Logical positivism (also known as logical empiricism, scientific philosophy, and neo-positivism) is a philosophy that combines empiricism—the idea that observational evidence is indispensable for knowledge—with a version of rationalism incorporating mathematical and logico-linguistic constructs and deductions of epistemology. It may be considered as a type of analytic philosophy.

Logical positivism, in the formal sense, began from discussions of a group known as the First Vienna Circle which gathered during the earliest years of the 20th century in Vienna at the Café Central. After World War I, Hans Hahn, a member of that early group, helped bring Moritz Schlick to Vienna. Schlick's Vienna Circle, along with Hans Reichenbach's Berlin Circle, propagated the new doctrines more widely during the 1920s and early 1930s. It was Otto Neurath's advocacy that made the movement self-conscious and more widely known. A 1929 pamphlet written by Neurath, Hahn, and Rudolf Carnap summarized the doctrines of the Vienna Circle at that time.
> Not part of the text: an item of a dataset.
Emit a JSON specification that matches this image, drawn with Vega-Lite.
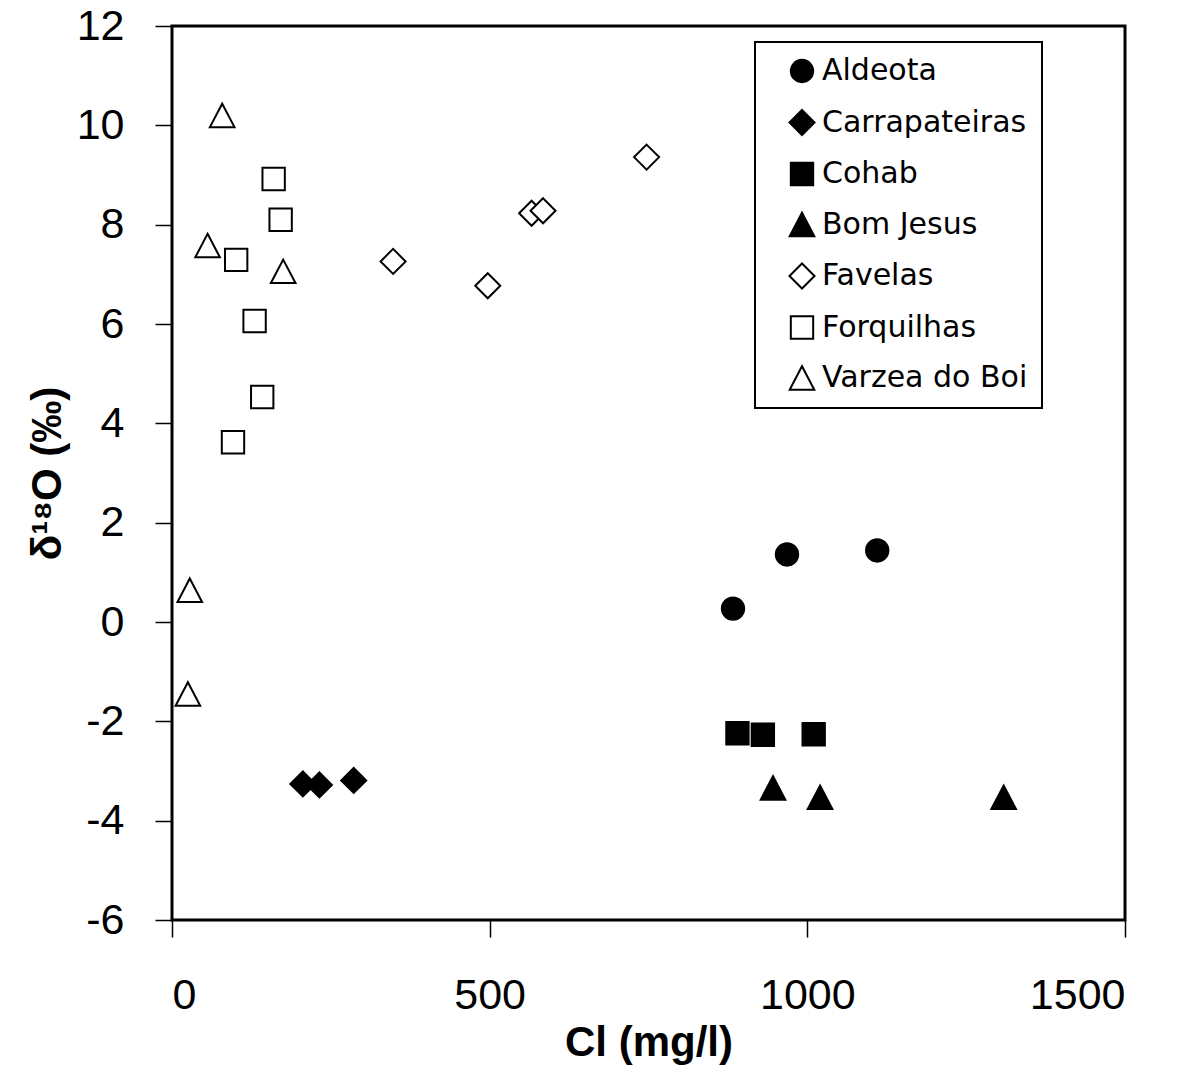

The doctrines included the opposition to all metaphysics, especially ontology and synthetic a priori propositions; the rejection of metaphysics not as wrong but as having no meaning; a criterion of meaning based on Ludwig Wittgenstein's early work; the idea that all knowledge should be codifiable by a single standard language of science; and above all the project of rational reconstruction, in which ordinary-language concepts were gradually to be replaced by more precise equivalents in that standard language.

During the early 1930s, the Vienna Circle dispersed, mainly because of political upheaval and the deaths of Hahn and Schlick. The most prominent proponents of logical positivism emigrated to the United Kingdom and the United States, where they influenced American philosophy considerably. Until the 1950s, logical positivism was the leading school in the philosophy of science. Ultimately, it failed to solve many of the problems with which it was centrally concerned, and after the Second World War, its doctrines increasingly came under attack by thinkers such as Nelson Goodman, Willard Van Orman Quine, J. L. Austin, Peter Strawson, Hilary Putnam, and Richard Rorty.